The Swiss drug giant spent $10.4 billion in 2008 for a 25% stake in Alcon. It is exercising an option under that agreement to purchase Nestlé's remaining 52% stake in Alcon for $28.1 billion, or $180 per share. Novartis will then spend $11.2 billion for the remaining publicly-owned shares of the company.
Nestlé purchased its stake in Alcon, which was based in Fort Worth, Texas, in 1977 for $280 million. In 2008, Alcon had $6.3 billion in sales divided between surgical products (46%), pharmaceuticals (41%), and consumer products such as eye drops (13%).
The deal is the most recent move by a large pharmaceutical firm to supplement income from traditional prescription drugs by acquiring over-the-counter, generic, or specialty healthcare businesses. Last month, for example, Sanofi-Aventis announced plans to acquire Chattem, a U.S.-based consumer healthcare firm, for $1.9 billion.
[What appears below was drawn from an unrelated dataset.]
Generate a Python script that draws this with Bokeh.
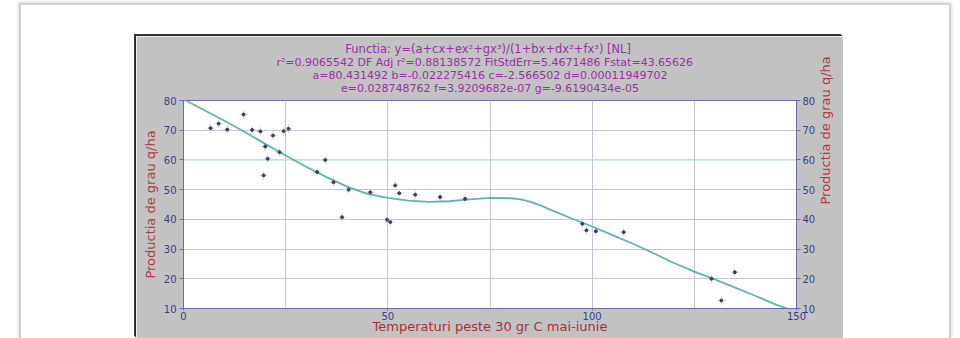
import math
from bokeh.plotting import figure
from bokeh.layouts import column
from bokeh.models import Range1d, LinearAxis, FixedTicker, Span, ColumnDataSource, Title
from bokeh.embed import file_html
from bokeh.resources import INLINE

# ---------------- data ----------------
obs_x = [6.6, 8.6, 10.7, 14.7, 16.8, 18.8, 19.6, 20.0, 20.6, 21.9, 23.5, 24.5, 25.7,
         32.7, 34.7, 36.7, 38.8, 40.4, 45.7, 49.8, 50.6, 51.8, 52.8, 56.7, 62.8, 68.9,
         97.6, 98.6, 100.9, 107.7, 129.2, 131.6, 134.9]
obs_y = [70.7, 72.2, 70.2, 75.3, 70.1, 69.6, 54.8, 64.5, 60.4, 68.2, 62.6, 69.7, 70.5,
         55.9, 60.0, 52.5, 40.7, 50.0, 49.1, 39.9, 39.1, 51.4, 48.8, 48.3, 47.5, 46.9,
         38.5, 36.3, 36.0, 35.7, 20.0, 12.7, 22.2]

fit_x = [0, 5, 10, 15, 20, 25, 30, 35, 40, 45, 50, 55, 60, 65, 70, 75, 80, 82.5, 85,
         87.5, 90, 95, 100, 105, 110, 115, 120, 125, 130, 135, 140, 145, 148]
fit_y = [80.4, 76.8, 73.2, 69.4, 65.4, 61.5, 57.7, 54.2, 51.0, 48.6, 47.2, 46.3, 45.9,
         46.1, 46.7, 47.2, 47.1, 46.7, 45.9, 44.6, 43.1, 40.3, 37.6, 34.7, 31.8, 28.6,
         25.3, 22.4, 19.8, 17.0, 14.2, 11.3, 9.8]

x_ticks = [0, 50, 100, 150]
x_grid_ticks = [25, 50, 75, 100, 125]
y_ticks = [10, 20, 30, 40, 50, 60, 70, 80]
y_grid_ticks = [20, 30, 40, 50, 70]
ref_line_y = 60

title_lines = [
    "Functia:  y=(a+cx+ex\u00b2+gx\u00b3)/(1+bx+dx\u00b2+fx\u00b3) [NL]",
    "r\u00b2=0.9065542  DF Adj r\u00b2=0.88138572  FitStdErr=5.4671486  Fstat=43.65626",
    "a=80.431492 b=-0.022275416 c=-2.566502 d=0.00011949702",
    "e=0.028748762 f=3.9209682e-07 g=-9.6190434e-05",
]
y_label = "Productia de grau q/ha"
x_label = "Temperaturi peste 30 gr C mai-iunie"

# ---------------- layout ----------------
FONT = "DejaVu Sans"
PANEL = "#c2c2c2"
PW, PH = 707, 302                 # grey panel (the figure)
FL, FR, FT, FB = 47, 661, 64, 272  # frame edges inside the panel
TITLE_COL = "#9a30a6"

p = figure(width=PW, height=PH, output_backend="svg", toolbar_location=None,
           x_range=Range1d(0, 150), y_range=Range1d(10, 80),
           min_border_left=FL, min_border_right=PW - FR,
           min_border_top=FT, min_border_bottom=PH - FB,
           margin=(31, 0, 0, 115),
           styles={"box-shadow": "-1px -1px 0 #262626, -2px -2px 0 #3a3a3a"})
p.border_fill_color = PANEL
p.background_fill_color = "white"
p.outline_line_color = "#6a6aaa"
p.outline_line_width = 1


def style_title(t, standoff, size="11px"):
    t.align = "center"
    t.text_color = TITLE_COL
    t.text_font = FONT
    t.text_font_size = size
    t.text_font_style = "normal"
    t.text_line_height = 1.0
    t.standoff = standoff


# spacer (panel-coloured) between the frame and the last title line
spacer = Title(text=".")
style_title(spacer, 0, "5.5px")
spacer.text_color = PANEL
p.add_layout(spacer, "above")

# title lines: added from the frame outward, main title outermost
for txt in reversed(title_lines[1:]):
    t = Title(text=txt)
    style_title(t, -2)
    p.add_layout(t, "above")
p.title.text = title_lines[0]
style_title(p.title, -2, "11.5px")

# grids
p.xgrid.ticker = FixedTicker(ticks=x_grid_ticks)
p.ygrid.ticker = FixedTicker(ticks=y_grid_ticks)
for g in (p.xgrid, p.ygrid):
    g.grid_line_color = "#c4c4d6"
    g.grid_line_width = 1
p.add_layout(Span(location=ref_line_y, dimension="width", line_color="#a8dcd4",
                  line_width=1.2, level="underlay"))

# axes
tick_col = "#3c3c8c"
axis_col = "#6a6aaa"
lab_col = "#b23a44"
p.xaxis.ticker = FixedTicker(ticks=x_ticks)
p.yaxis.ticker = FixedTicker(ticks=y_ticks)
right_axis = LinearAxis(ticker=FixedTicker(ticks=y_ticks))
p.add_layout(right_axis, "right")
for ax in (p.xaxis[0], p.yaxis[0], right_axis):
    ax.axis_line_color = axis_col
    ax.major_tick_line_color = axis_col
    ax.minor_tick_line_color = None
    ax.major_tick_in = 0
    ax.major_label_text_color = tick_col
    ax.major_label_text_font = FONT
    ax.major_label_text_font_size = "10px"
    ax.axis_label_text_color = lab_col
    ax.axis_label_text_font = FONT
    ax.axis_label_text_font_size = "13px"
    ax.axis_label_text_font_style = "normal"
p.yaxis[0].major_tick_out = 4
p.yaxis[0].major_label_standoff = 3
p.yaxis[0].axis_label = y_label
p.yaxis[0].axis_label_standoff = 3
right_axis.major_tick_out = 4
right_axis.major_label_standoff = 2
right_axis.axis_label = y_label
right_axis.axis_label_standoff = 7
if "axis_label_orientation" in right_axis.properties():
    right_axis.axis_label_orientation = math.pi / 2
p.xaxis[0].major_tick_out = 2
p.xaxis[0].major_label_standoff = 1
p.xaxis[0].axis_label = x_label
p.xaxis[0].axis_label_standoff = -4
p.xaxis[0].axis_label_text_color = "#a8303a"

# data
src_obs = ColumnDataSource(dict(x=obs_x, y=obs_y))
src_fit = ColumnDataSource(dict(x=fit_x, y=fit_y))
p.scatter("x", "y", source=src_obs, marker="cross", size=9, line_color="#d8d8e2",
          line_width=1)
p.line("x", "y", source=src_fit, line_color="#62b2ae", line_width=1.8)
p.scatter("x", "y", source=src_obs, marker="circle", size=3, fill_color="#3e3e5a",
          line_color="#3e3e5a")

card = column(p, width=932, height=335, margin=(3, 0, 0, 19),
              styles={"border-top": "2px solid #d4d4d4",
                      "border-left": "2px solid #cfcfcf",
                      "border-right": "2px solid #d2d2d2",
                      "box-shadow": "0 0 4px #c8c8c8",
                      "background": "white"})

open("out.html", "w").write(file_html(card, INLINE))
"The addition of Alcon will strategically strengthen our healthcare portfolio and our position in eye care, a sector with dynamic growth due to the increasing patient needs of an aging population," says Novartis CEO Daniel Vasella.
Vasella adds that the acquisition will combine the research and marketing assets of Alcon with Novartis' Ciba Vision eye care business, which specializes in contact lenses. Combined, Novartis estimates that the companies' businesses cover 70% of the global vision care market.
Upon successful completion of the deal, Alcon will operate as a division of Novartis. The total eye care business at Novartis will have annual sales of about $8.5 billion.